A Russian psychology expert says that the outrageous wealth coupled with utmost secrecy reveal that the person who commissioned such a structure has a deep, nearly maniacal need to boost their ego and self-confidence.

“Who needs a palace that frankly exceeds any conceivable need in living space? Apparently, someone who thinks that size matters,” the Moscow-based psychologist and author told TRT World on condition of anonymity.

“This is the message, 'That's how great I am.' A loud message. But people who feel self-confident and value themselves don't need a yell,” the psychologist said.

Other

The area of ​​the site under this huge palace complex is 68 hectares, while the territory of the palace is about 100 times larger.

Moreover, the video shattered the public persona of Putin that the Kremlin-controlled media cultivated for years.

“The film destroyed the image of Putin as a man who, for many law enforcement officers, for many retirees, for the elderly, personifies statehood, not even the government, but statehood,” exiled opposition leader Gennady Gudkov told TRT World.

A former officer with the KGB and its successor, FSB, Gudkov was elected as a lawmaker to the State Duma, Russia’s lower house of parliament, three times, but was expelled in 2012 because of his participation in massive protest rallies against the Kremlin.

Some average Russians are indignant about what they call the “tasteless opulence” of the palace and the entire lifestyle of Putin and his coterie that largely consist of his former colleagues and neighbours. Some say that their behaviour makes them look like “occupants” who treat Russia as a conquered territory whose riches should be pillaged as quickly as possible.

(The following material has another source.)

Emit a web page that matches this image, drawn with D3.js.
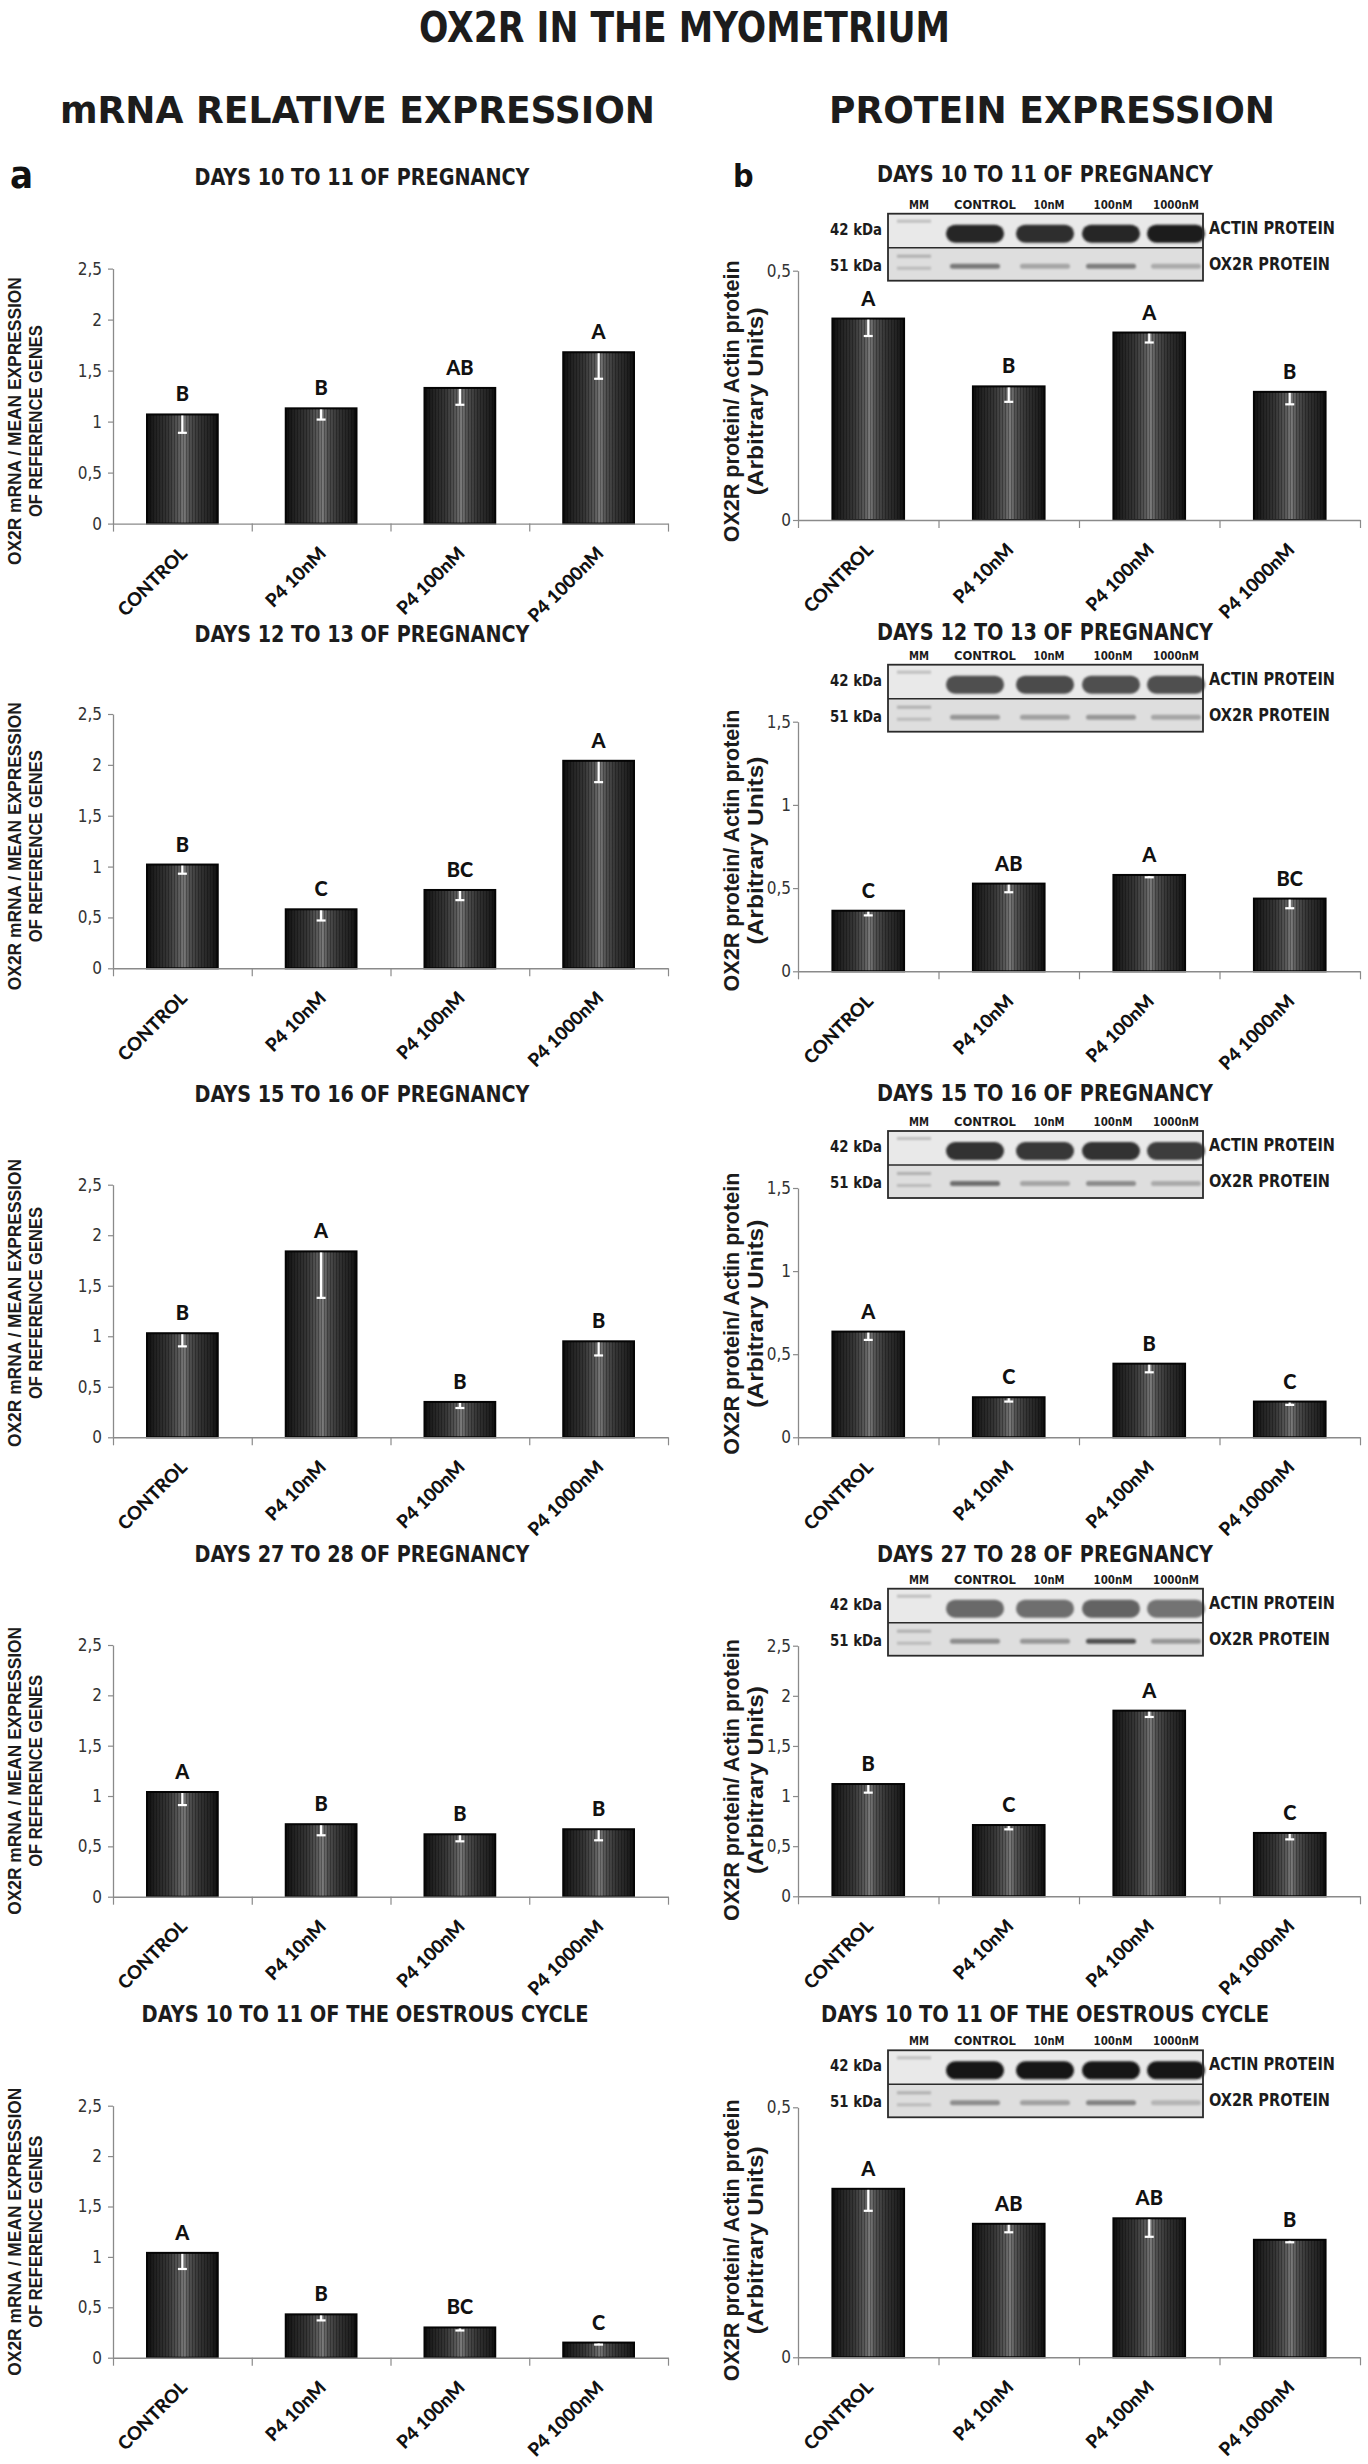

“The system they built is called 'occupants on occupied territory," Vladimir, a Moscow-based lawyer, told TRT World. He withheld his last name because he fears persecution for his comment that he said could be qualified as “extremism” and an “attempt to undermine Russia’s constitutional order.”

Navalny and a string of independent publications claimed in recent years that Putin’s allies had luxurious properties in Russia and the West.

In 2017, Navalny released a lengthy video showing what he alleged was a string of properties that belonged to the then-Prime Minister Dmitri Medvedev. He claimed Medvedev had private mansions with an indoor swimming pool, an artificial pond, a helipad and a private chapel.

Off radar

The location of Putin’s alleged palace makes it look like a James Bond villain’s secret hideaway.

In his video, Navalny claimed that no planes are allowed to fly above the structure, and heavy security presence prevents any boats, vehicles or ordinary people from approaching it.

The Kremlin said the location is off limits because of its proximity to Russia’s border with Abkhazia, a breakaway Georgian province virtually controlled by Moscow and heavily dependent on Russian subsidies and tourists.

Local residents and independent media reports also claim that the palace is Putin’s, citing constant presence of security officers around it, the jamming of cell phone signals, occasional cavalcades of limousines and the buzzing of helicopters.

“Everybody knows Putin comes there,” Sergey, a kebab cook who worked at several top-end restaurants in Gelendzhik between 2014 and 2018, told TRT World. “No mortal man can get even close.”

Sergei Kolesnikov, a Russian businessman who worked with Putin in the 1990s when the latter was deputy mayor of St. Petersburg, claimed back in 2014 that Putin had a palace “funded with a billion dollars in illegally diverted funds.”

Putin’s former personal photographer told TRT World that the 68 year-old spends days and even weeks in Gelendzhik while Russian television networks release “canned,” or pre-recorded footage of him receiving officials in the Kremlin or touring Russian regions to create the illusion he is in Moscow, in the thick of things.

“He is there for a week, while TV networks run the ‘canned’ footage every day, and everyone thinks he is busy working in Moscow,” the photographer said.